IV. On Racial Discrimination

Racial discrimination, deep-seated in the United States, has permeated every aspect of social life.

An Associated Press-Univision Poll, reported by the Associated Press on May 20, 2010, found that 61 percent of people overall said Hispanics face significant discrimination, compared with 52 percent who said blacks do. The New York Times reported on October 28, 2010 that more than 6 in 10 Latinos in the United States say discrimination is a "major problem" for them, a significant increase in the last three years.

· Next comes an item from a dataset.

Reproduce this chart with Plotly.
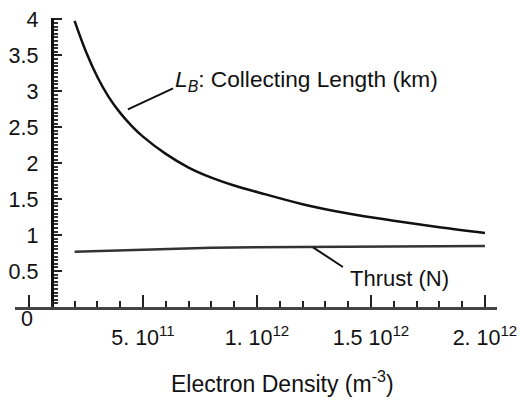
import plotly.graph_objects as go

# Electron density (m^-3)
density = [2.0e11, 2.5e11, 3.0e11, 3.5e11, 4.0e11, 4.5e11, 5.0e11, 6.0e11, 7.0e11,
           8.0e11, 9.0e11, 1.0e12, 1.2e12, 1.4e12, 1.6e12, 1.8e12, 2.0e12]
# L_B: collecting length (km)
collecting_length = [3.98, 3.55, 3.20, 2.92, 2.70, 2.52, 2.37, 2.13, 1.94,
                     1.80, 1.69, 1.60, 1.43, 1.30, 1.20, 1.11, 1.03]
# Thrust (N)
thrust = [0.77, 0.775, 0.78, 0.785, 0.79, 0.795, 0.80, 0.81, 0.815,
          0.825, 0.828, 0.83, 0.835, 0.84, 0.845, 0.85, 0.85]

x_tickvals = [0, 5e11, 1e12, 1.5e12, 2e12]
x_ticktext = ["", "5. 10<sup>11</sup>", "1. 10<sup>12</sup>", "1.5 10<sup>12</sup>", "2. 10<sup>12</sup>"]
origin_label = "0"
y_tickvals = [0.5, 1, 1.5, 2, 2.5, 3, 3.5, 4]
y_ticktext = ["0.5", "1", "1.5", "2", "2.5", "3", "3.5", "4"]

x_range = [-0.614e11, 2.053e12]
y_range = [0, 4.02]
y_axis_at = 1e11

FONT = "Liberation Sans, Arial, sans-serif"

fig = go.Figure()
fig.add_trace(go.Scatter(x=density, y=collecting_length, mode="lines",
                         line=dict(color="#111111", width=2.5, shape="spline"),
                         showlegend=False, hoverinfo="skip"))
fig.add_trace(go.Scatter(x=density, y=thrust, mode="lines",
                         line=dict(color="#333333", width=2.5),
                         showlegend=False, hoverinfo="skip"))

fig.update_layout(
    width=520, height=400,
    margin=dict(l=15, r=23, t=18, b=93, autoexpand=False),
    paper_bgcolor="white", plot_bgcolor="white",
    font=dict(family=FONT, size=21, color="#111111"),
    xaxis=dict(range=x_range, showgrid=False, zeroline=False, automargin=False,
               showline=True, linecolor="#444444", linewidth=3,
               tickmode="array", tickvals=x_tickvals, ticktext=x_ticktext,
               ticks="inside", ticklen=12, tickwidth=2, tickcolor="#222222",
               ticklabelstandoff=9,
               minor=dict(tickmode="linear", tick0=0, dtick=1e11, ticks="inside",
                          ticklen=6, tickwidth=2, tickcolor="#222222"),
               tickfont=dict(size=21.5)),
    yaxis=dict(range=y_range, showgrid=False, zeroline=False, automargin=False,
               anchor="free",
               position=(y_axis_at - x_range[0]) / (x_range[1] - x_range[0]),
               showline=True, linecolor="#111111", linewidth=3,
               tickmode="array", tickvals=y_tickvals, ticktext=y_ticktext,
               ticks="inside", ticklen=8, tickwidth=2, tickcolor="#222222",
               ticklabelstandoff=8,
               minor=dict(tickmode="linear", tick0=0, dtick=0.05, ticks="inside",
                          ticklen=4, tickwidth=1.5, tickcolor="#333333"),
               tickfont=dict(size=21.5)),
)

# leader lines
fig.add_shape(type="line", xref="x", yref="y", x0=4.34e11, y0=2.75, x1=6.32e11, y1=3.04,
              line=dict(color="#111111", width=2))
fig.add_shape(type="line", xref="x", yref="y", x0=12.46e11, y0=0.83, x1=13.77e11, y1=0.556,
              line=dict(color="#111111", width=2))

fig.add_annotation(x=6.32e11, y=3.15, xref="x", yref="y", xanchor="left", yanchor="middle",
                   showarrow=False,
                   text="<i>L</i><sub><i>B</i></sub>: Collecting Length (km)",
                   font=dict(family=FONT, size=22.7, color="#111111"))
fig.add_annotation(x=13.99e11, y=0.40, xref="x", yref="y", xanchor="left", yanchor="middle",
                   showarrow=False, text="Thrust (N)",
                   font=dict(family=FONT, size=22, color="#111111"))
fig.add_annotation(x=11.1e11, y=0, xref="x", yref="paper", xanchor="center", yanchor="middle",
                   yshift=-75, showarrow=False,
                   text="Electron Density (m<sup>-3</sup>)",
                   font=dict(family=FONT, size=23, color="#111111"))
fig.add_annotation(x=0, y=0, xref="x", yref="paper", xanchor="center", yanchor="middle",
                   yshift=-12, xshift=-2, showarrow=False, text=origin_label,
                   font=dict(family=FONT, size=21.5, color="#111111"))

fig.write_html("out.html", post_script="document.body.style.margin='0';",
               config={"displayModeBar": False})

Minorities do not enjoy the same political status as white people. The New York city's non-Hispanic white population is 35 percent, while more than 70 percent of the senior jobs are held by whites. Since winning a third term in November 2009, Mayor Michael R. Bloomberg has announced a parade of major appointments: bringing aboard three new deputy mayors and six commissioners. All nine are white. Of the 80 current city officials identified by the Bloomberg administration as "key members" on its Website, 79 percent are white. Of 321 people who advise the mayor or hold one of three top titles at agencies that report directly to him - commissioners, deputy commissioners and general counsels, and their equivalents - 78 percent are white. And of the 1,114 employees who must live in the city, under an executive order, because they wield the most influence over policies and day-to-day operations, 74 percent are white (The New York Times, June 29, 2010).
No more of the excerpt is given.